Now let’s head downstairs to the wine fair floor and see what else we can find of interest coming out of New Zealand. Below I am going to focus on wines not normally associated with the Zealand; sure we know they make world class Sauvignon Blanc, but what else are those Kiwis up to …

The aforementioned Mount Riley is focusing its attention on some pretty good whites, of which their Riesling is a definite highlight. Now currently on the general list at the LCBO for $17.95, the 2006 Mount Riley Riesling is fresh and lovely with soft peach and citrus, some hidden petrol nuances on the palate and a clean orange peel finish. I know I promised not to mention Savvy B. but a must try comes out this Saturday (May 26) as their Sparkling Savee ($22.95) is set for release. Two to three months lees contact and then quick to market keeps this wine lively and fresh, retaining the best aspects of Sauv Blanc … with bubbles. I also picked it as one of my selections in the May 26 LCBO Vintages Release.

I’m sure when you think New Zealand you rarely think Bordeaux-style reds, well shame on you, cause there are some good ones being made down there. If you get the opportunity check out Alpha Domus, who are making some of the best Bordeaux blend reds coming out of New Zealand. Using merlot, malbec, cab sauv and franc their line (Alpha Domus - $20; The Navigator - $25; and The Aviator - $60) are loaded with the black and red fruits you’d expect, with oak and ageability to spare.

I hate to come back to it, but Brancott Vineyards still makes one of the best general list Savvy B’s on the market, at $14.15 it delivers all you’d expect and more … and all at a reasonable price. Joining Brancott this year is the surprising animal-labeled Monkey Bay … $14.50 and also quite impressive. Here’s another New Zealand sauv blanc joining the general list under $15, and delivering on what you’d expect from a New Zealand Sauvignon Blanc.

How about Syrah? Yes New Zealand is making it and it can be made well, just ask the folks at Gunn Estates Wines. Their 2005 Silistria Syrah ($29.95 – vintages pending) is black fruit and pepper dominated, and begging to be served with a steak.

People were talking about the Spy Valley 2006 Gewurztaminer ($22.00) with it’s in your face rose petal and floral characteristics (I’m talking nose-in-the-glass neck-snapping back aromas here); but I liked the toned down Seifried Estate version better ($22.25) … still with the rose petal nose but not so much with the head-snapping up-frontness.

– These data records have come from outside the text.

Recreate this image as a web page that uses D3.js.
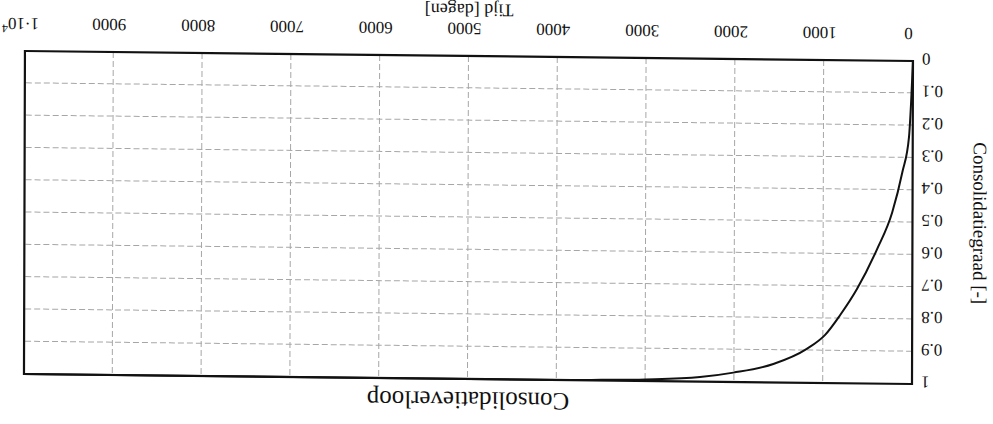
<!DOCTYPE html>
<html>
<head>
<meta charset="utf-8">
<script src="https://cdn.jsdelivr.net/npm/d3@7"></script>
<style>
  html, body { margin: 0; padding: 0; background: #fff; }
  svg { display: block; }
  text { font-family: "Liberation Serif", "Times New Roman", serif; fill: #111; }
</style>
</head>
<body>
<svg id="chart" width="993" height="424"></svg>
<script>
// Consolidation degree U [-] against time t [days]
const timeDays = [0, 20, 42, 116, 229, 400, 623, 811, 980, 1186, 1562, 2012, 2387, 3000, 3500, 4000, 6000, 8000, 10000];
const consolidation = [0, 0.13, 0.235, 0.345, 0.47, 0.585, 0.708, 0.789, 0.851, 0.895, 0.943, 0.971, 0.986, 0.995, 0.998, 1, 1, 1, 1];

const xTicks = [0, 1000, 2000, 3000, 4000, 5000, 6000, 7000, 8000, 9000, 10000];
const yTicks = [0, 0.1, 0.2, 0.3, 0.4, 0.5, 0.6, 0.7, 0.8, 0.9, 1];

const title = "Consolidatieverloop";
const xTitle = "Tijd [dagen]";
const yTitle = "Consolidatiegraad [-]";

const W = 889, H = 323;

const svg = d3.select("#chart");
svg.append("rect").attr("width", 993).attr("height", 424).attr("fill", "#fff");

// the sheet is printed upside down and slightly skewed
const g = svg.append("g")
  .attr("transform", "matrix(-0.9989,-0.01125,0.003,-1,912,384)");

const x = d3.scaleLinear().domain([0, 10000]).range([0, W]);
const y = d3.scaleLinear().domain([0, 1]).range([H, 0]);

// grid
const gridStyle = sel => sel.selectAll("line")
  .attr("stroke", "#a6a6a6").attr("stroke-width", 1).attr("stroke-dasharray", "6,3");

g.append("g").attr("class", "xgrid")
  .attr("transform", `translate(0,${H})`)
  .call(d3.axisBottom(x).tickValues(xTicks.slice(1, -1)).tickSize(-H).tickFormat(""))
  .call(a => a.select(".domain").remove())
  .call(gridStyle);

g.append("g").attr("class", "ygrid")
  .call(d3.axisLeft(y).tickValues(yTicks.slice(1, -1)).tickSize(-W).tickFormat(""))
  .call(a => a.select(".domain").remove())
  .call(gridStyle);

// x axis labels
const xAxis = g.append("g")
  .attr("transform", `translate(0,${H})`)
  .call(d3.axisBottom(x).tickValues(xTicks).tickSize(0)
    .tickFormat(d => d === 10000 ? "1·10" : String(d)));
xAxis.select(".domain").remove();
xAxis.selectAll("text")
  .attr("y", 33).attr("dy", null).attr("dx", 4)
  .style("font-size", "17px").attr("fill", "#111");
xAxis.selectAll(".tick").filter(d => d === 10000).select("text")
  .append("tspan").attr("dy", "-0.55em").style("font-size", "12px").text("4");

// y axis labels
const yAxis = g.append("g")
  .call(d3.axisLeft(y).tickValues(yTicks).tickSize(0).tickPadding(9)
    .tickFormat(d => (d === 0 || d === 1) ? String(d) : d.toFixed(1)));
yAxis.select(".domain").remove();
yAxis.selectAll("text").attr("dy", "0.42em").style("font-size", "17px").attr("fill", "#111");

// curve
const line = d3.line()
  .x((d, i) => x(timeDays[i]))
  .y(d => y(d))
  .curve(d3.curveMonotoneX);

g.append("path")
  .datum(consolidation)
  .attr("d", line)
  .attr("fill", "none")
  .attr("stroke", "#111")
  .attr("stroke-width", 2);

// frame
g.append("rect")
  .attr("width", W).attr("height", H)
  .attr("fill", "none").attr("stroke", "#111").attr("stroke-width", 2.2);

// titles
g.append("text")
  .attr("x", W / 2).attr("y", -13)
  .attr("text-anchor", "middle")
  .style("font-size", "25px")
  .text(title);

g.append("text")
  .attr("x", W / 2).attr("y", 375)
  .attr("text-anchor", "middle")
  .style("font-size", "18px")
  .text(xTitle);

g.append("text")
  .attr("transform", `translate(-61,${H / 2}) rotate(-90)`)
  .attr("text-anchor", "middle")
  .style("font-size", "19px")
  .text(yTitle);
</script>
</body>
</html>
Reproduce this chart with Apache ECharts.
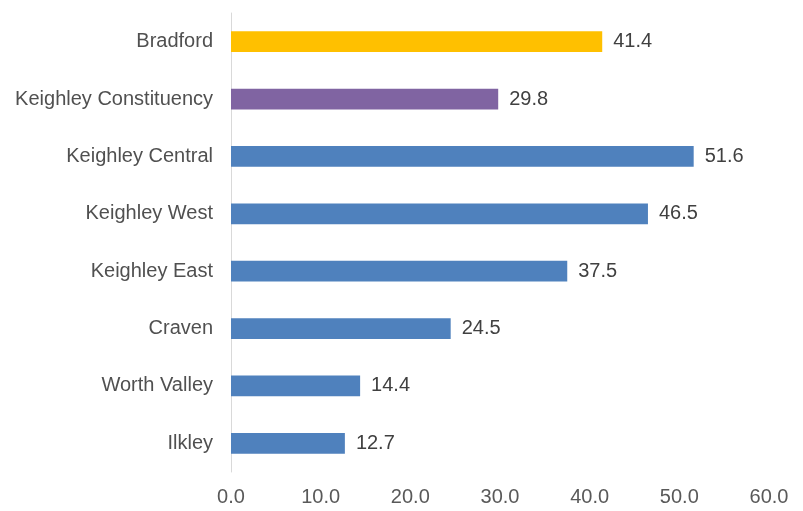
<!DOCTYPE html>
<html><head><meta charset="utf-8">
<script src="https://cdn.jsdelivr.net/npm/echarts@6/dist/echarts.min.js"></script>
<style>html,body{margin:0;padding:0;background:#fff}#c{width:803px;height:511px}</style>
</head><body><div id="c"></div>
<script>
const categories = ["Bradford","Keighley Constituency","Keighley Central","Keighley West","Keighley East","Craven","Worth Valley","Ilkley"];
const values = [41.4, 29.8, 51.6, 46.5, 37.5, 24.5, 14.4, 12.7];
const barColors = ["#FFC000","#8064A2","#4F81BD","#4F81BD","#4F81BD","#4F81BD","#4F81BD","#4F81BD"];
const xTicks = [0, 10, 20, 30, 40, 50, 60];

const chart = echarts.init(document.getElementById('c'));
chart.setOption({
  animation: false,
  grid: {left: 231, right: 34, top: 13, bottom: 39, containLabel: false},
  xAxis: {
    type: 'value', min: xTicks[0], max: xTicks[xTicks.length-1], interval: 10,
    axisLine: {show: false}, axisTick: {show: false}, splitLine: {show: false},
    axisLabel: {formatter: v => v.toFixed(1), color: '#595959', fontSize: 20, fontFamily: 'Liberation Sans, Arial', margin: 15}
  },
  yAxis: {
    type: 'category', data: categories, inverse: true,
    axisLine: {show: true, lineStyle: {color: '#D9D9D9', width: 1}},
    axisTick: {show: false},
    axisLabel: {color: '#505050', fontSize: 20, fontFamily: 'Liberation Sans, Arial', margin: 18}
  },
  series: [{
    type: 'bar',
    data: values.map((v, i) => ({value: v, itemStyle: {color: barColors[i]}})),
    barWidth: '36%',
    label: {show: true, position: 'right', distance: 11, formatter: p => p.value.toFixed(1), color: '#404040', fontSize: 20, fontFamily: 'Liberation Sans, Arial'}
  }]
});
</script></body></html>
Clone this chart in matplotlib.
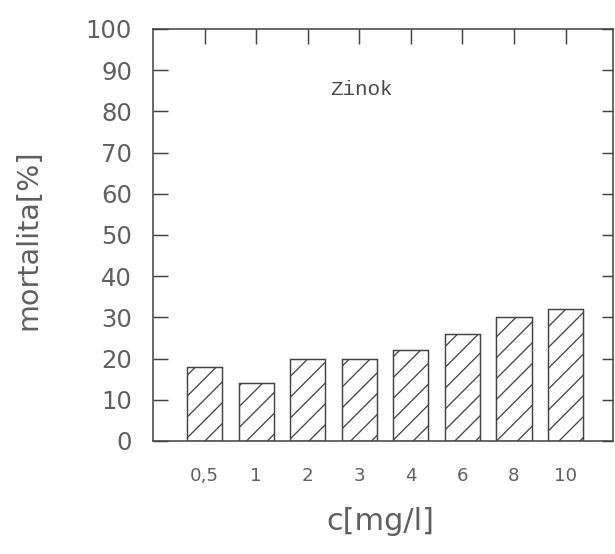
import matplotlib
matplotlib.use('Agg')
import matplotlib.pyplot as plt
import numpy as np

# mortality by zinc concentration
concentrations = ['0,5', '1', '2', '3', '4', '6', '8', '10']
mortality = [18, 14, 20, 20, 22, 26, 30, 32]
y_ticks = [0, 10, 20, 30, 40, 50, 60, 70, 80, 90, 100]

INK = '#444444'
TXT = '#606060'
DPI = 125

plt.rcParams['hatch.linewidth'] = 0.75
plt.rcParams['hatch.color'] = '#5a5a5a'

fig = plt.figure(figsize=(615 / DPI, 554 / DPI), dpi=DPI)
ax = fig.add_axes([153 / 615, 113 / 554, 460 / 615, 412 / 554])

x = np.arange(len(concentrations))
ax.bar(x, mortality, width=0.68, facecolor='white', edgecolor=INK,
       linewidth=0.85, hatch='//')

ax.set_xlim(-1, 7.92)
ax.set_ylim(0, 100)

ax.set_yticks(y_ticks)
ax.set_yticklabels([str(v) for v in y_ticks], fontsize=14, color=TXT)
ax.set_xticks(x)
ax.set_xticklabels(concentrations, fontsize=10.5, color=TXT)

ax.tick_params(axis='y', direction='in', length=8.5, width=0.85, color=INK,
               left=True, right=True, pad=12)
ax.tick_params(axis='x', direction='in', length=8.5, width=0.85, color=INK,
               top=True, bottom=False, pad=15)
# right-hand ticks are a bit shorter
for t in ax.yaxis.get_major_ticks():
    t.tick2line.set_markersize(6.5)

for s in ax.spines.values():
    s.set_color(INK)
    s.set_linewidth(0.9)

ax.text(2.43, 85.2, 'Zinok', family='Liberation Mono', fontsize=12,
        color='#4a4a4a', va='center', ha='left')

fig.text(28 / 615, 1 - 240 / 554, 'mortalita[%]', rotation=90,
         ha='center', va='center', fontsize=16.5, color=TXT)
fig.text(380 / 615, 1 - 522 / 554, 'c[mg/l]', ha='center', va='center',
         fontsize=17.5, color=TXT)

fig.savefig('out.png', dpi=DPI, facecolor='white')
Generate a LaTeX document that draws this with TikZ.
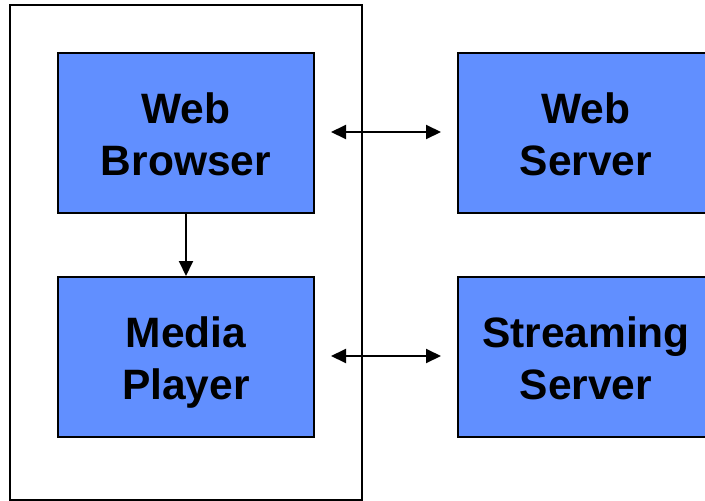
\documentclass[tikz,border=0pt]{standalone}
\usepackage{fontspec}
\setmainfont{Liberation Sans}
\usetikzlibrary{arrows.meta}
\definecolor{boxblue}{RGB}{97,143,255}
\tikzset{
  label font/.style={font=\fontsize{42.5}{52}\selectfont\bfseries, align=center},
  unit/.style={draw=black, line width=2pt, fill=boxblue, minimum width=256pt, minimum height=160pt, inner sep=0pt},
  tip/.style={-{Triangle[length=15pt,width=14pt]}},
  link/.style={line width=2pt, -{Triangle[length=15pt,width=14pt]}},
  duplex/.style={line width=2pt, {Triangle[length=15pt,width=14pt]}-{Triangle[length=15pt,width=14pt]}}
}
\begin{document}
\begin{tikzpicture}[x=1pt,y=-1pt]
\useasboundingbox (0,0) rectangle (705,501);
% client machine frame
\draw[line width=2pt] (10,5) rectangle (362,500);
% client components
\node[unit] (browser) at (186,133) {};
\node[unit] (player) at (186,357) {};
% servers (extending past the right edge)
\node[unit, minimum width=260pt] (webserver) at (588,133) {};
\node[unit, minimum width=260pt] (streamserver) at (588,357) {};
% labels
\node[label font] (bwtext) at (186,134) {Web\\Browser};
\node[label font] (mptext) at (186,363) {Media\\Player};
\node[label font] (wstext) at (586,134) {Web\\Server};
\node[label font] (sstext) at (586,358) {Streaming\\Server};
% connectors
\coordinate (a1) at (331,132);
\coordinate (a2) at (441,132);
\coordinate (b1) at (331,356);
\coordinate (b2) at (441,356);
\draw[duplex] (a1) -- (a2);
\draw[duplex] (b1) -- (b2);
\draw[link] (browser.south) -- (player.north);
\end{tikzpicture}
\end{document}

I found the Seifried much friendlier. The Spy was like walking in a fridge-full of roses at your local florist and sucking on the petals, while the Siefried just had a small case in the same room. The Siefried 2006 Riesling ($19.50 – Vintages) was also impressive – this winery knows how to make good white wines.

On July 7, in Vintages, look for the Soljans Estate Winery Fusion Sparkling Muscat ($16.95) … good value in a sweet sparkler – fruity, peachy and lychee – should be a big hit with the ladies and for evenings on the patio – heck, great for mimosas or morning glories too.

Back to Spy Valley – while their Gewurzt was too in-my-face, their Riesling was pulled back and light … at $17.95 I thought it showed good typicity in a Riesling and made for a light summer sipper.

Torlesse Wines also had a 2004 Riesling ($17.50 – Vintages) that had good length with its peach and lime notes. With each passing table and each sip of another good Riesling, it just proved to me more and more that the next best thing out of New Zealand is going to be their Rieslings.

Finally, last year’s next best thing was Pinot Noir and I would be remiss if I didn’t mention at least one from this year’s batch. This winery’s Pinots were just heads and tails above the rest (and there were plenty to choose from, but I could still taste these ones 2 days later). Waitiri Creek seems to have a handle on how to make great Pinot Noir. First one up, their second label “Drummer”, a fruitier version of Pinot; 6 months in stainless steel with some light oaking ($30). But hold on to your hats as the Waitiri Creek Pinot Noir 2005 crosses the threshold from good to incredible. 11 months in French oak, 35% of it new, it has the usual red fruit and the earthiness of Pinot, along with some vanillas and cinnamons to round it off. This one was spectacular … a little pricey at $43 … but what can you expect from a wine that comes halfway round the world.